▶ [WHAT YOU SHOULD DO]: Give again, exactly as written, the lines of the records below from the line with "Emit a component" to the line with "import * as". Both end lines count; pictures do not.

==== SUPPLIED MATERIAL

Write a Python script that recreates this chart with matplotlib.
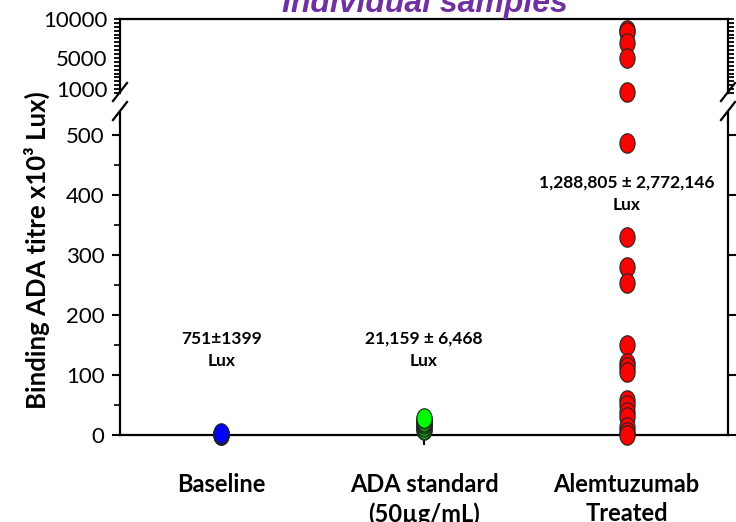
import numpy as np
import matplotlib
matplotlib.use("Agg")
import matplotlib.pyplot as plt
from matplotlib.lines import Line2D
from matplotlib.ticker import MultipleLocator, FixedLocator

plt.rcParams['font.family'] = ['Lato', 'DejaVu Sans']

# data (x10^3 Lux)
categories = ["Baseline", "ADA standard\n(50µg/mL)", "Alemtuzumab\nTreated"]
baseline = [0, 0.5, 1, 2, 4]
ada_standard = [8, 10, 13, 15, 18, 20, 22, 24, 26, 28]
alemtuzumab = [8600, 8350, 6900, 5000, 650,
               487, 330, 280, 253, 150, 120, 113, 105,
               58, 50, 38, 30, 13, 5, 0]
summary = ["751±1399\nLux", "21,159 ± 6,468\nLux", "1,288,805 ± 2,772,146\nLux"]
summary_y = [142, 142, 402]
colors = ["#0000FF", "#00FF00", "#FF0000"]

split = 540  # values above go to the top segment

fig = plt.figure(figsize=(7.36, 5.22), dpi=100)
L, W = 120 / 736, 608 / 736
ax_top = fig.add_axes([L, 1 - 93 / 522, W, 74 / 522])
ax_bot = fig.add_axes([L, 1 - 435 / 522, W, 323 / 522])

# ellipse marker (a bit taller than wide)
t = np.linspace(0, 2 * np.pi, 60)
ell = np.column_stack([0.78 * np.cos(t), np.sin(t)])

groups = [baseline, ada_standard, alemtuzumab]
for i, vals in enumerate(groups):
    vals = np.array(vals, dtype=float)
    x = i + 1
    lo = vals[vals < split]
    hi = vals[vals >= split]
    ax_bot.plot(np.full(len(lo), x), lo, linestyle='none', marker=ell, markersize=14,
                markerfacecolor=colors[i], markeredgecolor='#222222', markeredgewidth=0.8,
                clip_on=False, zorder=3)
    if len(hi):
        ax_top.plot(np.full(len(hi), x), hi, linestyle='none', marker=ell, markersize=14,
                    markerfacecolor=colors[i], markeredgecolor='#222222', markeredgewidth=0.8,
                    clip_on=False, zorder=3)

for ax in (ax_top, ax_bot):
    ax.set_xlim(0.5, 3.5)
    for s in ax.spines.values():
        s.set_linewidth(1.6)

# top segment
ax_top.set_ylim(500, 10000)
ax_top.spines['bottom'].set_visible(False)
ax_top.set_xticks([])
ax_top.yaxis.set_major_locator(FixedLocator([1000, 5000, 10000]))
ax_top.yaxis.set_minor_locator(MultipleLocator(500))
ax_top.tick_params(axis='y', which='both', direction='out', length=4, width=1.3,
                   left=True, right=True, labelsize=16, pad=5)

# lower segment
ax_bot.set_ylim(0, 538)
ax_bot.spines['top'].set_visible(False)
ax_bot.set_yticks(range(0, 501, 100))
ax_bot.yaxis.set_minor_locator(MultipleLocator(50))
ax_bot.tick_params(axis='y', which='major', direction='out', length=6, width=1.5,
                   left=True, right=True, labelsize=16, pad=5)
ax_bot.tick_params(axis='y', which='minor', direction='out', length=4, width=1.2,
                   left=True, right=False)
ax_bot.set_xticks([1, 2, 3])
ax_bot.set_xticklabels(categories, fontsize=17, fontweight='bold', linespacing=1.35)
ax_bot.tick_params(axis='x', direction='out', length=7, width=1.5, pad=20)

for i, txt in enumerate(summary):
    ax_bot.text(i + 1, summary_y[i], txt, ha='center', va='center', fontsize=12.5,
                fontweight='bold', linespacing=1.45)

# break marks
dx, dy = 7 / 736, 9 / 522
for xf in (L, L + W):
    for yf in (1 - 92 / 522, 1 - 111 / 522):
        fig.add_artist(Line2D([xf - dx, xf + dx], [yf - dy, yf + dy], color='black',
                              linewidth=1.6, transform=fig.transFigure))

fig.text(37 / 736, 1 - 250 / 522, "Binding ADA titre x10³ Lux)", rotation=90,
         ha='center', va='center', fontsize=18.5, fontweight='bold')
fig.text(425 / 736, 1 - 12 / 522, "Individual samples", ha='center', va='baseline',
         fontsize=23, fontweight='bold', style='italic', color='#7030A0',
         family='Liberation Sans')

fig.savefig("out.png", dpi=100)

========
==== SUPPLIED MATERIAL

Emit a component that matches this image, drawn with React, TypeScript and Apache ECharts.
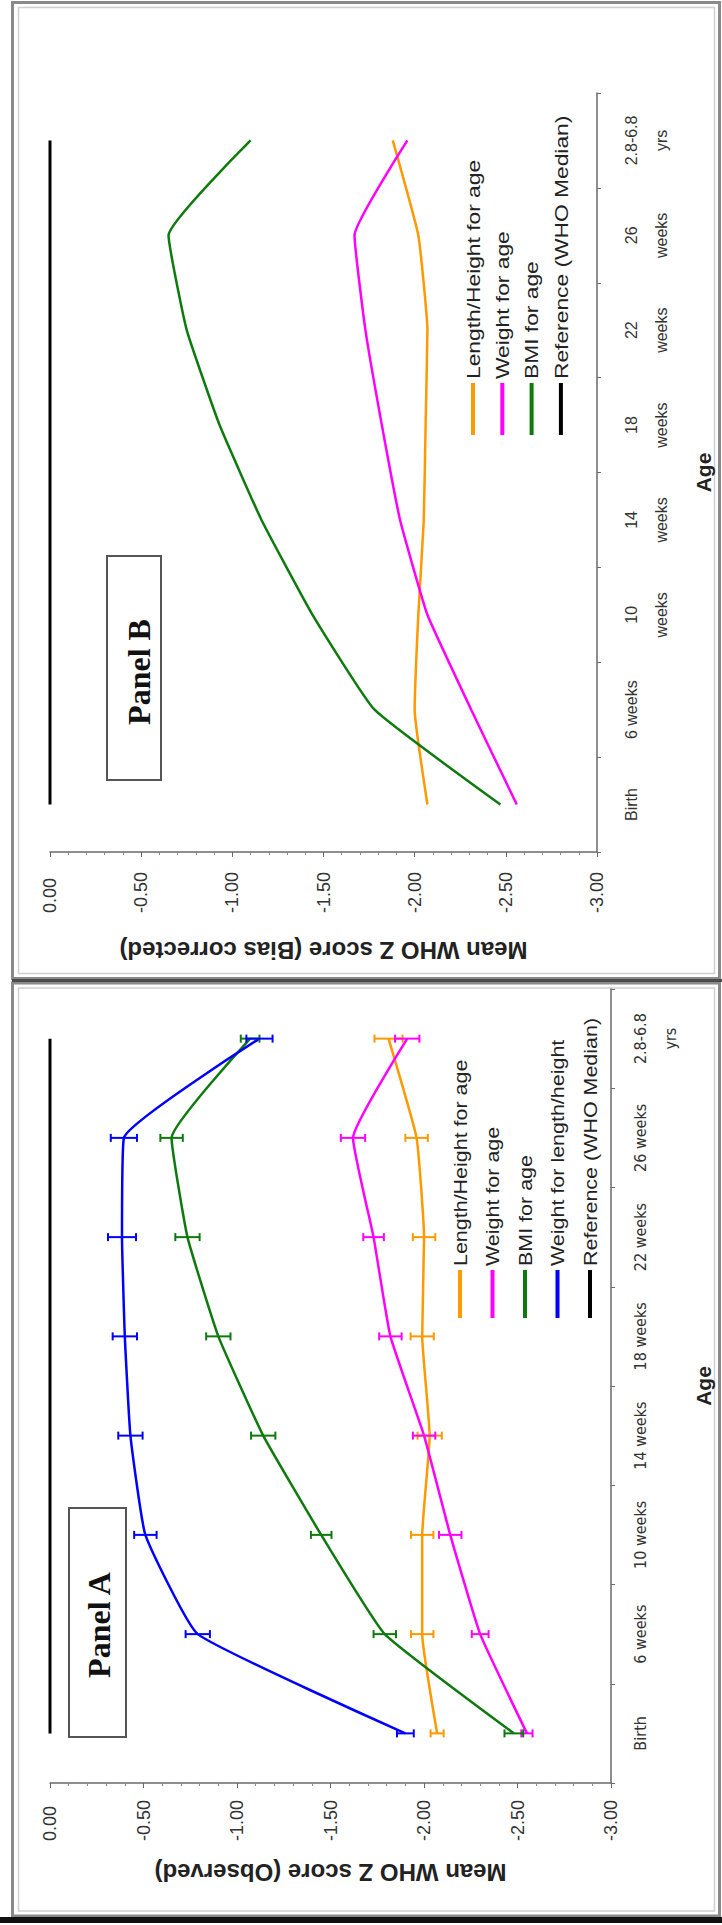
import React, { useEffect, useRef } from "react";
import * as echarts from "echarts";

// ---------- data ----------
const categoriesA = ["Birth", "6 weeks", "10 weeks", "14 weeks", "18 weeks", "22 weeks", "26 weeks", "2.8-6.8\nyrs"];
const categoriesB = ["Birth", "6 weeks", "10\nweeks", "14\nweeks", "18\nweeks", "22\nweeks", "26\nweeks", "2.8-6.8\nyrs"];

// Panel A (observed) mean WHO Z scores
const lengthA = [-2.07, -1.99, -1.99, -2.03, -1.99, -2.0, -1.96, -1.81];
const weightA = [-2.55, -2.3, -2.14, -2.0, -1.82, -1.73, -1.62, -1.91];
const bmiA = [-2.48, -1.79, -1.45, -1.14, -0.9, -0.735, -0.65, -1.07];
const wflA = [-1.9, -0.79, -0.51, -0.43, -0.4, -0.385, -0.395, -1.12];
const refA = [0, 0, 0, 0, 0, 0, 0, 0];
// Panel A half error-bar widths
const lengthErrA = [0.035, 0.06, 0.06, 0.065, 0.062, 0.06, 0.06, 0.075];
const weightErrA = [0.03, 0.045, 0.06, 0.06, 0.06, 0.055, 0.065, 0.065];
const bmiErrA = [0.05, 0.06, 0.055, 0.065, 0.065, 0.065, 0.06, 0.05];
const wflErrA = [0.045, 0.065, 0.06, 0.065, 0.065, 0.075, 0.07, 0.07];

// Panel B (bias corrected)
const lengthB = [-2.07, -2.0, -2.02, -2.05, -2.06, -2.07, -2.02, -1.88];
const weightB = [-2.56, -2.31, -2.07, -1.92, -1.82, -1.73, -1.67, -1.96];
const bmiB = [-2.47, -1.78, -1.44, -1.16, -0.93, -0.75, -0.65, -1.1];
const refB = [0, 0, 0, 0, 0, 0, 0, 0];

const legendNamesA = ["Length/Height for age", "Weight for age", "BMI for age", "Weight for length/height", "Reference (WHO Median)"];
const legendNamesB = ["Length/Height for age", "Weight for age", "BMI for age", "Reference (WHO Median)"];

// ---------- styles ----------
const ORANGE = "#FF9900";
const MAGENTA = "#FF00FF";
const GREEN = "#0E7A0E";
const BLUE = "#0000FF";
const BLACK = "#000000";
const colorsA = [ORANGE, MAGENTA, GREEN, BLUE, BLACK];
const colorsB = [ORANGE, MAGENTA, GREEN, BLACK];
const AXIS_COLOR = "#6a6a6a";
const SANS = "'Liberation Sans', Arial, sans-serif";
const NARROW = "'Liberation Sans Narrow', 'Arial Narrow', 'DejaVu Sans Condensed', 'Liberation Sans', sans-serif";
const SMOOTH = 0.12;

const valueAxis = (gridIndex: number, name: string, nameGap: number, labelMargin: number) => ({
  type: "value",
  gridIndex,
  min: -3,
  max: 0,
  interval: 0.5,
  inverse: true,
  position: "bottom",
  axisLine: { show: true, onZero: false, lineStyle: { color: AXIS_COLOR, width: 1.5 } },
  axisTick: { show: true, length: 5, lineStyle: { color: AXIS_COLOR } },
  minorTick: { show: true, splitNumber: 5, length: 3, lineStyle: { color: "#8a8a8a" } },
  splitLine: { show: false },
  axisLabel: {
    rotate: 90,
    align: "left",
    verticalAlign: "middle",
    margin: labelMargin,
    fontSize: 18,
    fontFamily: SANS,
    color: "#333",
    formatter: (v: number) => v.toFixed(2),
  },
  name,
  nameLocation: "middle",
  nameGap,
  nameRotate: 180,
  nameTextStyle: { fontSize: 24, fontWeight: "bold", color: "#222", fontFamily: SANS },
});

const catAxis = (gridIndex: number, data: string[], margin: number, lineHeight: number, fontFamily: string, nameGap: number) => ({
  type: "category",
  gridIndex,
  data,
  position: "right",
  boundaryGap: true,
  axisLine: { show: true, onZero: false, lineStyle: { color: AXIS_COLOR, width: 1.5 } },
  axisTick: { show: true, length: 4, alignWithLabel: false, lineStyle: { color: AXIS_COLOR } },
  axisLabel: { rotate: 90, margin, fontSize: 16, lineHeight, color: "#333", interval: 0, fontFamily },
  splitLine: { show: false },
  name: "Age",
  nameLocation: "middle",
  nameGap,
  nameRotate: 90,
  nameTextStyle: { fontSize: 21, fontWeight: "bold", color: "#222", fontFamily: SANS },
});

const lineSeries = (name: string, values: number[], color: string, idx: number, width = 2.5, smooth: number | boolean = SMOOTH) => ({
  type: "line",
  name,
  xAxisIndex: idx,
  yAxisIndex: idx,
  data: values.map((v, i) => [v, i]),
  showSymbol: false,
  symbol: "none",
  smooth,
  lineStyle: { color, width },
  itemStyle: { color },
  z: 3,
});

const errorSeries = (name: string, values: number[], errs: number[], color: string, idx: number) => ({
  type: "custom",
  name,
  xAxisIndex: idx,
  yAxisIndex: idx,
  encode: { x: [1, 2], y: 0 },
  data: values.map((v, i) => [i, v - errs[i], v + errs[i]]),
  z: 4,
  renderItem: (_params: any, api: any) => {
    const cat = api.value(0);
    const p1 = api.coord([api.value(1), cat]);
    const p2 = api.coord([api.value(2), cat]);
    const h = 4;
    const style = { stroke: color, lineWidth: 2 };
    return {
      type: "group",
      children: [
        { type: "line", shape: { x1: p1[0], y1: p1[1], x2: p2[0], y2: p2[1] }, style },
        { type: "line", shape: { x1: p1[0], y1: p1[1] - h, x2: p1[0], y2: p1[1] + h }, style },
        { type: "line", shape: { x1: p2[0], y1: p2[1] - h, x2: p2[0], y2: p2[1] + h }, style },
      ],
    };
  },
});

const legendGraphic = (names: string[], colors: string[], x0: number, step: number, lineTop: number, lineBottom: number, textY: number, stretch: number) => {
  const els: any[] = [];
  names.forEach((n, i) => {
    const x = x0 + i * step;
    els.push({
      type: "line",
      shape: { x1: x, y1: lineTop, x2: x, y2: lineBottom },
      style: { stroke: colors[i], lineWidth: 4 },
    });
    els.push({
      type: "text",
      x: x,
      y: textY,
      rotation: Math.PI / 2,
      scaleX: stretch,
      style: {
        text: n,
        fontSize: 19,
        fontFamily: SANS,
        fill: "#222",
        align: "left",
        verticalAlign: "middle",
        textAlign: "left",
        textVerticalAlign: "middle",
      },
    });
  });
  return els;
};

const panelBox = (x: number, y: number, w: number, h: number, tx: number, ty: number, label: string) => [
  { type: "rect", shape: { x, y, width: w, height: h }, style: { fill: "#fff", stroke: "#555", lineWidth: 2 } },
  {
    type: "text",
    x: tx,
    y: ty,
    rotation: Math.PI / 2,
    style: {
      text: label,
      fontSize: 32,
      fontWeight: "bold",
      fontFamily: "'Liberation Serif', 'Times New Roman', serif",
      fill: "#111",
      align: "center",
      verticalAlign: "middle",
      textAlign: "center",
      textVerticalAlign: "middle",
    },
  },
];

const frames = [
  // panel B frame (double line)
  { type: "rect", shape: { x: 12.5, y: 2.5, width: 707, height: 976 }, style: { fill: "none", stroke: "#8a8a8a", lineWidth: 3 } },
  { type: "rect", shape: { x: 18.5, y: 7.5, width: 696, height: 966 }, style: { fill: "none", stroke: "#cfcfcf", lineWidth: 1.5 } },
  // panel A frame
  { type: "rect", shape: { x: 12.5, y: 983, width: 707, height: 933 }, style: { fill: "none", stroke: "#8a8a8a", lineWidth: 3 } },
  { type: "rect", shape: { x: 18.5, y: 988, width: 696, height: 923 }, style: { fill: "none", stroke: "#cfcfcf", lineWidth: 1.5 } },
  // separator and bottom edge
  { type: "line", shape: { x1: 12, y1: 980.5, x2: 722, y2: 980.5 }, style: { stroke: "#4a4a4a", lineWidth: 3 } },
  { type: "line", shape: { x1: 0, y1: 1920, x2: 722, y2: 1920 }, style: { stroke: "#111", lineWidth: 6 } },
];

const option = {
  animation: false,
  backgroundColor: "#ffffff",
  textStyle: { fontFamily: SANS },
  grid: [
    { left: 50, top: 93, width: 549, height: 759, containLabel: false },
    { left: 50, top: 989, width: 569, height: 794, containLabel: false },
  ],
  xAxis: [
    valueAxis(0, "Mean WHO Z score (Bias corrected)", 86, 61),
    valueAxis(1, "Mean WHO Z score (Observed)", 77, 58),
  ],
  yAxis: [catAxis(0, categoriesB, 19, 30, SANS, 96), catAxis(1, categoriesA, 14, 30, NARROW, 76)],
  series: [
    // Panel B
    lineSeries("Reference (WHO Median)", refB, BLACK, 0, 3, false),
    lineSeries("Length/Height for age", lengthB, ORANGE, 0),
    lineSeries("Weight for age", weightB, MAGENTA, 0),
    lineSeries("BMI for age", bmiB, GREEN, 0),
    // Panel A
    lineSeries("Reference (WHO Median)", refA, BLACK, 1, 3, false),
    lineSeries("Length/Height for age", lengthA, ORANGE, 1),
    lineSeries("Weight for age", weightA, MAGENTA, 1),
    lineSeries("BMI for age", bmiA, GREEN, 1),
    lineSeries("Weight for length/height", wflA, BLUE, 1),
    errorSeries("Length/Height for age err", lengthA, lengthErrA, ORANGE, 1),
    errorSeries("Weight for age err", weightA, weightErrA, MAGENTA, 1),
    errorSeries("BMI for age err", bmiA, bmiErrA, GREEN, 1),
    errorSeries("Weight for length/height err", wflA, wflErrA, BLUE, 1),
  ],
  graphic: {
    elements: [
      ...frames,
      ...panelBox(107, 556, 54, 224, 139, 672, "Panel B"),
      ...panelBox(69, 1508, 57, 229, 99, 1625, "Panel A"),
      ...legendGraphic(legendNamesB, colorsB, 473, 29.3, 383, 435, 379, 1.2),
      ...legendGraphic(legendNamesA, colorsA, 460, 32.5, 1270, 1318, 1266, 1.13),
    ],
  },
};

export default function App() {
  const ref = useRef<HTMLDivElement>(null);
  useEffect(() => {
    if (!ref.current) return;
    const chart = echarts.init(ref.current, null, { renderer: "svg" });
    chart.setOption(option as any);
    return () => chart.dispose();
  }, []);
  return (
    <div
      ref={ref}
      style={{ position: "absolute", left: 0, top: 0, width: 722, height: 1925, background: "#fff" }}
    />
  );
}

========

▶ [COMPLETE ANSWER]:
Emit a component that matches this image, drawn with React, TypeScript and Apache ECharts.
import React, { useEffect, useRef } from "react";
import * as echarts from "echarts";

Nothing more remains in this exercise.